Pull out every line from the listing that has the word "diagram".
== Data to use ==
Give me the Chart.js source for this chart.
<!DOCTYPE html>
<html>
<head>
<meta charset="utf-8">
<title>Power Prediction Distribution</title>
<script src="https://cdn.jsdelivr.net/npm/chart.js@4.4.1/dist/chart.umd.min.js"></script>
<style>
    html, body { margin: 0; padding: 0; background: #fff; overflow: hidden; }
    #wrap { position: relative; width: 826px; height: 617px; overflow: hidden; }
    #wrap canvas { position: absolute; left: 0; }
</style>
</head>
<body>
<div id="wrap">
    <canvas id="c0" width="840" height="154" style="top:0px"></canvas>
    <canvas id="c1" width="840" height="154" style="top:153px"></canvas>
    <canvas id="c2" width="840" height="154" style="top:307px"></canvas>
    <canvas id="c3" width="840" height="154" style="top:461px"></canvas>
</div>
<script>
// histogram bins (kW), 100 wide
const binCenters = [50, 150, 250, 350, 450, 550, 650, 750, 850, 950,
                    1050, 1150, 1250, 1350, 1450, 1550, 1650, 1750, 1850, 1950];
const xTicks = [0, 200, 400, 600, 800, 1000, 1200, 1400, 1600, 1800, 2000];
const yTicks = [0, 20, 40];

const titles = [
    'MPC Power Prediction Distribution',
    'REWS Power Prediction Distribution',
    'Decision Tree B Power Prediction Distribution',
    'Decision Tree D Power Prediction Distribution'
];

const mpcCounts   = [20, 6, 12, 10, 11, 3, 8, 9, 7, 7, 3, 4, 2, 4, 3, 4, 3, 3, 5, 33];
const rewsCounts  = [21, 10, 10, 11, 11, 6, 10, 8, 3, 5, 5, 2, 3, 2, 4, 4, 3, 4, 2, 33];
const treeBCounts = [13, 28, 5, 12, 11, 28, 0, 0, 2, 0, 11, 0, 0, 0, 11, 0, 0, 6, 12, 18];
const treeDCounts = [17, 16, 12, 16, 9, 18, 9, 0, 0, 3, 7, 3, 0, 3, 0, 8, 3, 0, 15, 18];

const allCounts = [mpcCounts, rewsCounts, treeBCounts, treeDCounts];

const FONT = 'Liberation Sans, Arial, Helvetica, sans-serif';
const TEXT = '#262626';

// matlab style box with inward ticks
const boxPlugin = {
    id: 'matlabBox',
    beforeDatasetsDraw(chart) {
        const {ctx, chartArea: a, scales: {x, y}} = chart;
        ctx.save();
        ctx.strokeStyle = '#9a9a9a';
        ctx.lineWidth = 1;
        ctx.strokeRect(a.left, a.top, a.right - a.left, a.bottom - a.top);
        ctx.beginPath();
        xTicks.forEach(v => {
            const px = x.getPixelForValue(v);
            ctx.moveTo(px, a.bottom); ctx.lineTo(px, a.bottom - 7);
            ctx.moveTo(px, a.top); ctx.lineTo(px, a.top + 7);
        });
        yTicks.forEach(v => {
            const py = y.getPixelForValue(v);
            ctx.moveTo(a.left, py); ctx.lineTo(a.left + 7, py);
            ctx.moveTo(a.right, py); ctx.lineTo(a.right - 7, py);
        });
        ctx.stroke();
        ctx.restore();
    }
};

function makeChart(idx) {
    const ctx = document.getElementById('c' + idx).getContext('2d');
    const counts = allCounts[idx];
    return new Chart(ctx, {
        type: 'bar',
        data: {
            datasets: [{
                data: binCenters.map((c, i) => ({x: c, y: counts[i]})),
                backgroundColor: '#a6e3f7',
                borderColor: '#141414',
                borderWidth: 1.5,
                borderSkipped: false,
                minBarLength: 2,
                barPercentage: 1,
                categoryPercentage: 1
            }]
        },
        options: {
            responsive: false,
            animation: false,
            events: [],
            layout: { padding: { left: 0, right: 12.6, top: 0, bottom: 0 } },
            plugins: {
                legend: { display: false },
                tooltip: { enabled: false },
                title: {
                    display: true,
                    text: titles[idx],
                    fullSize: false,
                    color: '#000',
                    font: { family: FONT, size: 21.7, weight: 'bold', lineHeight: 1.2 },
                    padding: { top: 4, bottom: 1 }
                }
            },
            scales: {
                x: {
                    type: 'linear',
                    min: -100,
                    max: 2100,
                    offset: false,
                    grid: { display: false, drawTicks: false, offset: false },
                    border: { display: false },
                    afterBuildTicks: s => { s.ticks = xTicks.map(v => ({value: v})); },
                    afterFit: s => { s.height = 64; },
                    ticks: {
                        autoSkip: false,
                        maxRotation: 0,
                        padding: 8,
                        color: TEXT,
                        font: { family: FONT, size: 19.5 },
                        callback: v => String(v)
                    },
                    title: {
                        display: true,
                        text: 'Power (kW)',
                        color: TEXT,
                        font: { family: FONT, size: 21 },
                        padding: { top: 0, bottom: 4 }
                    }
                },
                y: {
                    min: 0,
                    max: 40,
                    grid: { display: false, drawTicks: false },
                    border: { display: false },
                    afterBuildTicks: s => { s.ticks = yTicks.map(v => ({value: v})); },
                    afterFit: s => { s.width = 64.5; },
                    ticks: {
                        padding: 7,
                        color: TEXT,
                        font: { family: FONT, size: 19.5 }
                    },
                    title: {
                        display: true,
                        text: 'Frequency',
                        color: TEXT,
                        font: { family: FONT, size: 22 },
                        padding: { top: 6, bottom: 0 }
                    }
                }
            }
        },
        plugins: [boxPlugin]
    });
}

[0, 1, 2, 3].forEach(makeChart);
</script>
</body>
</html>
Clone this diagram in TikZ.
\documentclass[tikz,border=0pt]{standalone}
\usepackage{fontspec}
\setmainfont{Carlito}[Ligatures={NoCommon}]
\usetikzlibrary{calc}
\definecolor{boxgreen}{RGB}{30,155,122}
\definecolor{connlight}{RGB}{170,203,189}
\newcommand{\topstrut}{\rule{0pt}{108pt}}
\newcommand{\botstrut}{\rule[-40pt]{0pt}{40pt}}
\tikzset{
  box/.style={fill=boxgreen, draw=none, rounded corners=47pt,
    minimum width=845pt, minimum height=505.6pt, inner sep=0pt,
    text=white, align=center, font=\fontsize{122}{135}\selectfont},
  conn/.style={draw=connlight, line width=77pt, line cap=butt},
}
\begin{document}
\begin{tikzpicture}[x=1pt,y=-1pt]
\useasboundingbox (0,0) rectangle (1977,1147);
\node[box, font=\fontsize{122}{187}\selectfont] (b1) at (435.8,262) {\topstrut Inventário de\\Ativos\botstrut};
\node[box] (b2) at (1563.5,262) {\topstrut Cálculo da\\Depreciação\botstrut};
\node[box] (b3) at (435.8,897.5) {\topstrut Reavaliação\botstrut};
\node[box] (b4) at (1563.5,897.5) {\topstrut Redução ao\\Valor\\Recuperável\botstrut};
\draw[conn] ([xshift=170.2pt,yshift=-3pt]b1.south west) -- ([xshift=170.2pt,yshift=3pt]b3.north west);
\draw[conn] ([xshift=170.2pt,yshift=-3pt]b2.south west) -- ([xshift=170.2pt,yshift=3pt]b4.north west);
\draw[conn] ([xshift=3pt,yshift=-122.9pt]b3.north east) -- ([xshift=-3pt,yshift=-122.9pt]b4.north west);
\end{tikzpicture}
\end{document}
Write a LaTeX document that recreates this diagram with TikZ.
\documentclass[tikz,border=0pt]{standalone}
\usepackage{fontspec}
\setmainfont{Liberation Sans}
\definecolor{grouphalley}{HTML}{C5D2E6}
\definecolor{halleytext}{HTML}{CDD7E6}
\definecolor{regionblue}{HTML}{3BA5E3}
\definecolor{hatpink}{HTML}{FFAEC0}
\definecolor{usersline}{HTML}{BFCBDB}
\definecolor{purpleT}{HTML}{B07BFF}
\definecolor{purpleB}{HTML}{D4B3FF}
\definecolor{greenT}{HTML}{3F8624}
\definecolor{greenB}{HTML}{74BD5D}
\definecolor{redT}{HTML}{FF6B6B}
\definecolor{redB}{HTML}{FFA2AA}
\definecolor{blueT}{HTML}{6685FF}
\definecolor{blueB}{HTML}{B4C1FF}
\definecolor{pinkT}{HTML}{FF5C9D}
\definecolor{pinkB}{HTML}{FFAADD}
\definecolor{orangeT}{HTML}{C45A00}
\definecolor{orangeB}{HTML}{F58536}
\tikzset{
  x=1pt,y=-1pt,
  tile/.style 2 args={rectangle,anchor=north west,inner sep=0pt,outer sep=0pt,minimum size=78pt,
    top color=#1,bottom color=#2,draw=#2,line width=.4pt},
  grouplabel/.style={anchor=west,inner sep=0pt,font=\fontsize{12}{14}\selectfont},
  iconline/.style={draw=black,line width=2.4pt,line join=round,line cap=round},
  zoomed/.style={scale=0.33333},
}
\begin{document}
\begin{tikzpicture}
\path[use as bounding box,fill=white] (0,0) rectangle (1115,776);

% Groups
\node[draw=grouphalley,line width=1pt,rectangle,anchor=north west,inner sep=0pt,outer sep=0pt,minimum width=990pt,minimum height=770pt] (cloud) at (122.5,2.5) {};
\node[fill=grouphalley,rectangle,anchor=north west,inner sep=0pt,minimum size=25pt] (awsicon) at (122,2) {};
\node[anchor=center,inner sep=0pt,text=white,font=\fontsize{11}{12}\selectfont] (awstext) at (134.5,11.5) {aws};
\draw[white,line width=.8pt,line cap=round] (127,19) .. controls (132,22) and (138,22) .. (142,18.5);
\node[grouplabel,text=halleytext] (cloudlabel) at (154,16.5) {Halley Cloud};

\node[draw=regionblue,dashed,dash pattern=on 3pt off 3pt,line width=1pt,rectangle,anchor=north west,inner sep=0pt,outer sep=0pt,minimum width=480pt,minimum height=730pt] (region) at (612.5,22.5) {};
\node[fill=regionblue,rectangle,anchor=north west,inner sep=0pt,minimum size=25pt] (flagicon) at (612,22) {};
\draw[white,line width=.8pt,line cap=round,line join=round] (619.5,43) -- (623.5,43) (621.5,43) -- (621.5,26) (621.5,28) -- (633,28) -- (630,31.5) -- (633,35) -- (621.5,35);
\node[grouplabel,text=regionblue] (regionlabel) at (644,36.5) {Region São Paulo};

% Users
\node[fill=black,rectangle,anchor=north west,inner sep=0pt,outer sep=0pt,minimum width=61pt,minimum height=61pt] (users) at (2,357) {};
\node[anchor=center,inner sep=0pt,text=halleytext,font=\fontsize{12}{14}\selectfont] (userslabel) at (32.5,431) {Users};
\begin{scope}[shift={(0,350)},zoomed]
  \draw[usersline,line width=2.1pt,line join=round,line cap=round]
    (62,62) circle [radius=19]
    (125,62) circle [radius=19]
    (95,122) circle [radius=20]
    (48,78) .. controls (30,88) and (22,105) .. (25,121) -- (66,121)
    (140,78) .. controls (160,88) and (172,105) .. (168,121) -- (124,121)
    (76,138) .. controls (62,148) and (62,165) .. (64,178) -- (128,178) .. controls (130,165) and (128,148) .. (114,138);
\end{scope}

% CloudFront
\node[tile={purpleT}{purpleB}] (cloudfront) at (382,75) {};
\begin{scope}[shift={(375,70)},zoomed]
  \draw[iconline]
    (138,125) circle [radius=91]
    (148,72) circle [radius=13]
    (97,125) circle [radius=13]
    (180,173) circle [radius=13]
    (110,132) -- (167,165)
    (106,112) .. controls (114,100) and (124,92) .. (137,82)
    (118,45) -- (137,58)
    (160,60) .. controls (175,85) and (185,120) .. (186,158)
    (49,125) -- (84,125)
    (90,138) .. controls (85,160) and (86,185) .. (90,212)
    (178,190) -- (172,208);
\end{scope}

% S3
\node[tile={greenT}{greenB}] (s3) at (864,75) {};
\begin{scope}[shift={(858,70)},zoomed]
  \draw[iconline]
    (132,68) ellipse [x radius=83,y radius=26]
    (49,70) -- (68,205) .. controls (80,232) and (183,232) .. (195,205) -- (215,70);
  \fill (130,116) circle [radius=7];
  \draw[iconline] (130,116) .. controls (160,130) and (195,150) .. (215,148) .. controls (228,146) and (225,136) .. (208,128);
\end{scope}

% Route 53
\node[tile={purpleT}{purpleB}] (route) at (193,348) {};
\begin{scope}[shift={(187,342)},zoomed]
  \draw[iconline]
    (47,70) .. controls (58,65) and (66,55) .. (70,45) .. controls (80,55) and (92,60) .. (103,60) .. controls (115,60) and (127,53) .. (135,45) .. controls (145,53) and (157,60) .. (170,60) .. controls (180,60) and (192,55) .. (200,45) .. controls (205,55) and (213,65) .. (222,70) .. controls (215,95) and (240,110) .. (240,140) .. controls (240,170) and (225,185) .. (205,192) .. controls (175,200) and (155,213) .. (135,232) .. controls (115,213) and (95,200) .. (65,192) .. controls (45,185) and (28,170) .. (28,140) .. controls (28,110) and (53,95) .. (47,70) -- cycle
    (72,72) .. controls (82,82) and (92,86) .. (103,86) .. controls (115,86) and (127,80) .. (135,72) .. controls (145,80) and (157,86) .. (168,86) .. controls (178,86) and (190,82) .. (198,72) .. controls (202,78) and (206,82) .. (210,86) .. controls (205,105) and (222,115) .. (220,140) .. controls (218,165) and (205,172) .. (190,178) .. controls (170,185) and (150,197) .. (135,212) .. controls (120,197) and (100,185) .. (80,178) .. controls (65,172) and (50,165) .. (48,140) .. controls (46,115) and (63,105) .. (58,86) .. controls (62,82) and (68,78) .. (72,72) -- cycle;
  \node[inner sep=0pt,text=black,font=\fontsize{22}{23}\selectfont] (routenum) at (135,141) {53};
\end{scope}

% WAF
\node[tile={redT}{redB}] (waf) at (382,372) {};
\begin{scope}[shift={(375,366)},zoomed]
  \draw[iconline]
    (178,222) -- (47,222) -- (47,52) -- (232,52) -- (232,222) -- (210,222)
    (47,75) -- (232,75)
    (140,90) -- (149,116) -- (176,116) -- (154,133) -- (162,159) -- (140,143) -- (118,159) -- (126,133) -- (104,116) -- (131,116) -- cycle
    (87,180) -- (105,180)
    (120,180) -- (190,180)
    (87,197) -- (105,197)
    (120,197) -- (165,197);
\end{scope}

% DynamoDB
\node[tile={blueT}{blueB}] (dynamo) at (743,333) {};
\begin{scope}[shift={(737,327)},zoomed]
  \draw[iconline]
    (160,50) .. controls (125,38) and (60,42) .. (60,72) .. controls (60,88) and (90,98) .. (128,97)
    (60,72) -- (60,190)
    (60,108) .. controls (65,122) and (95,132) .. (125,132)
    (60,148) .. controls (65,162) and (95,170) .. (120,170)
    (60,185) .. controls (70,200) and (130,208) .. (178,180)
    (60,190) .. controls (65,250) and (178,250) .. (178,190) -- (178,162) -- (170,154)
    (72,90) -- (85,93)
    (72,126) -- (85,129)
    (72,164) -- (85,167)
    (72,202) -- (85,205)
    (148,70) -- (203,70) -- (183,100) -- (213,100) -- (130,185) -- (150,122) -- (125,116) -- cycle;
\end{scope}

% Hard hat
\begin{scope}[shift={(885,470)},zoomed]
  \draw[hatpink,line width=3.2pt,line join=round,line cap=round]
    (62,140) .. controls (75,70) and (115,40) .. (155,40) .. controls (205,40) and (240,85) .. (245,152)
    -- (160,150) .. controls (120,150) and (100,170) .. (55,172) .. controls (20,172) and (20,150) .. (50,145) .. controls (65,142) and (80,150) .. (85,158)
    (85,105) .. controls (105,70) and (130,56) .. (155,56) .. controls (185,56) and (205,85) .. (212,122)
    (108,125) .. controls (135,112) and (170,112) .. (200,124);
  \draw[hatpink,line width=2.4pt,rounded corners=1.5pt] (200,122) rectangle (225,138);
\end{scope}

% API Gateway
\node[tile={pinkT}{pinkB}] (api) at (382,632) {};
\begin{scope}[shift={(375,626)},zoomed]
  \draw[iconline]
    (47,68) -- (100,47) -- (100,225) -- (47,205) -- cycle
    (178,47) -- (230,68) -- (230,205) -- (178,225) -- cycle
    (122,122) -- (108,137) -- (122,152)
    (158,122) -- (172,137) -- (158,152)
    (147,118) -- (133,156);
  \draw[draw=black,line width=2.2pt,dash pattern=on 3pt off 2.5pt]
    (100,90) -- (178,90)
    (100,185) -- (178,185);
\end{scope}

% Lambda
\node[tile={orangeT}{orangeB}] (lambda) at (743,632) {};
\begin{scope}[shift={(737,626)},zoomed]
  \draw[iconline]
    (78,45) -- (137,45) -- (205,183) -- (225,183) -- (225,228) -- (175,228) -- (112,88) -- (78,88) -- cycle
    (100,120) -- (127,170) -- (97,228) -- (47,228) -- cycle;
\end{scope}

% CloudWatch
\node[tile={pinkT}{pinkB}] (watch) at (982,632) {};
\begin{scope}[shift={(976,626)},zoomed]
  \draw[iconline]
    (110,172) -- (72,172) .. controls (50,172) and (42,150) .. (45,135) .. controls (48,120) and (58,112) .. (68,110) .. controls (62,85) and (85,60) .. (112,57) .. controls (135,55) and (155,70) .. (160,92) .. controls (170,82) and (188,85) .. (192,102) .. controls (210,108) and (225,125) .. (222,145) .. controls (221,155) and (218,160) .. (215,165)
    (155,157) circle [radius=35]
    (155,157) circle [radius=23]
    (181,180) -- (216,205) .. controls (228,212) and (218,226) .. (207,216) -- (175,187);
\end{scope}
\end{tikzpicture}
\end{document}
===
Written answer:
Clone this diagram in TikZ.
Write a LaTeX document that recreates this diagram with TikZ.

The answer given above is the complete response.